I watched the BDS webinar doodaddy with Andrew Venables who mentioned ricochet, he said that the audible ricochets aren't the ones you have to worry about as they no longer have gyroscopic stability and their energy and flight path is relatively short. I'm sure he said that once the sound has finished they have come to rest. Or I may have imagined that bit.
I'm soooo paranoid about ricochet and pass up quite a lot of shots that I think about after and would moat likely have been safe but I'd rather it be that way around than the other. Especially given my topography here, and when the weather is dry the ground is like a rock. and when it's wet it's full of bloody great big flints.
I don't shoot any differently regarding backstop with lead or non lead but I can understand how having a bigger lump of metal flying out of the back of the deer might be more worrying to some people.
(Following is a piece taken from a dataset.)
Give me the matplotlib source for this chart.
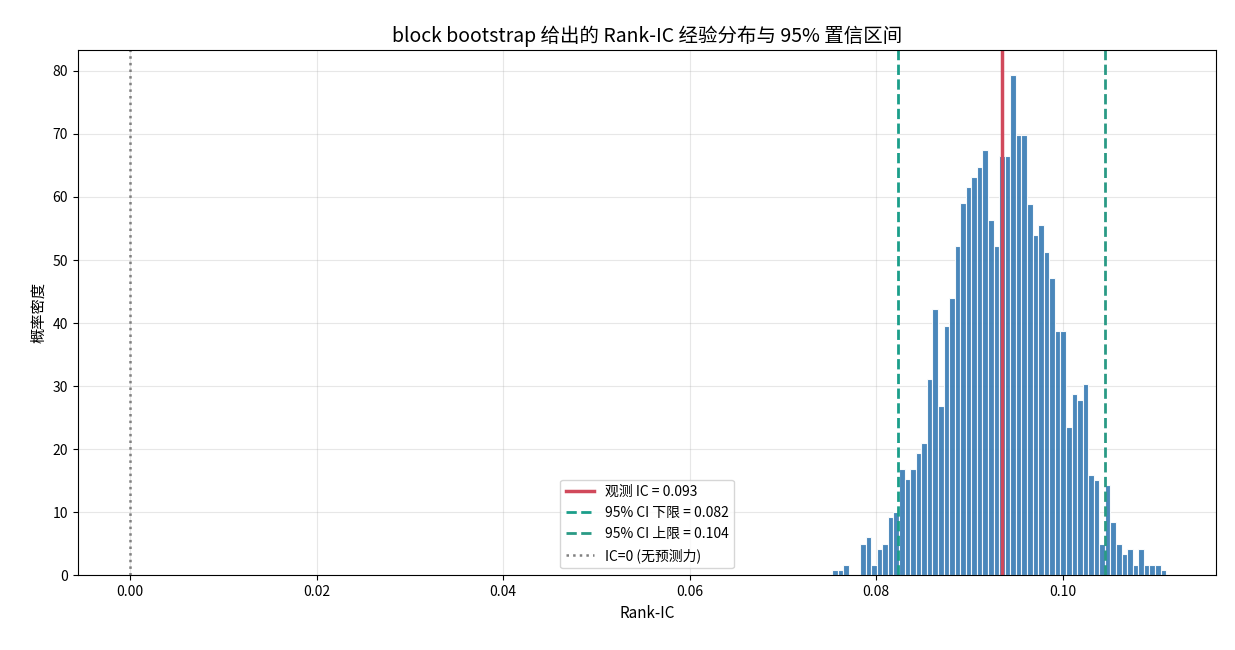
import numpy as np
import matplotlib
matplotlib.use("Agg")
import matplotlib.pyplot as plt

plt.rcParams['font.family'] = ['Noto Sans CJK SC', 'DejaVu Sans']
plt.rcParams['axes.unicode_minus'] = False

bin_start = 0.0753
bin_end = 0.1111
heights = [0.9, 0.9, 1.7, 0, 0, 5.0, 6.0, 1.7, 4.2, 5.0, 9.3, 10.1, 16.9, 15.2, 16.9,
           19.4, 21.0, 31.2, 42.2, 26.9, 39.6, 43.9, 52.3, 59.0, 61.5, 63.2, 64.8, 67.4,
           56.3, 52.3, 66.5, 66.5, 79.3, 69.8, 69.8, 58.9, 53.9, 55.6, 51.3, 47.2, 38.8,
           38.8, 23.5, 28.7, 27.8, 30.4, 15.9, 15.1, 5.0, 14.3, 8.5, 5.0, 3.3, 4.2, 1.7,
           4.2, 1.7, 1.7, 1.7, 0.9]
obs_ic = 0.0935
ci_low = 0.0823
ci_high = 0.1045

edges = np.linspace(bin_start, bin_end, len(heights) + 1)

fig, ax = plt.subplots(figsize=(12.35, 6.5), dpi=100)
ax.hist(edges[:-1], bins=edges, weights=heights, color='#3a7db5', alpha=0.92,
        edgecolor='white', linewidth=0.8)
ax.axvline(obs_ic, color='#d1495b', lw=2.5, label=f'观测 IC = {obs_ic:.3f}')
ax.axvline(ci_low, color='#1b9e8a', lw=2, ls='--', label=f'95% CI 下限 = {ci_low:.3f}')
ax.axvline(ci_high, color='#2a9a85', lw=2, ls='--', label=f'95% CI 上限 = {ci_high:.3f}')
ax.axvline(0, color='grey', lw=1.8, ls=':', label='IC=0 (无预测力)')

ax.set_xlim(-0.0056, 0.1165)
ax.set_ylim(0, 83.3)
ax.grid(True, alpha=0.3)
ax.set_axisbelow(True)
ax.set_xlabel('Rank-IC', fontsize=11)
ax.set_ylabel('概率密度', fontsize=11)
ax.set_title('block bootstrap 给出的 Rank-IC 经验分布与 95% 置信区间', fontsize=14)
ax.legend(loc='lower center', fontsize=10, bbox_to_anchor=(0.5, 0.0))
fig.subplots_adjust(left=0.063, right=0.985, top=0.923, bottom=0.115)
fig.savefig('out.png', dpi=100)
For me. With regards to backstop I always work on the basis that I am going to miss so I guess you imagine that the bullet, on striking the dirt has the same weight made of lead or copper, and you can't guarantee that even varminting fagmenty bullets will break up.
I was terrible at maths and physics at school so a lot of ballistics stuff goes over my head but it would be useful for someone to fully address the difference in ricochet between lead and non lead ammo, demonstrating how ricochet works and what it means for a monolithic bullet versus other types of bullet design.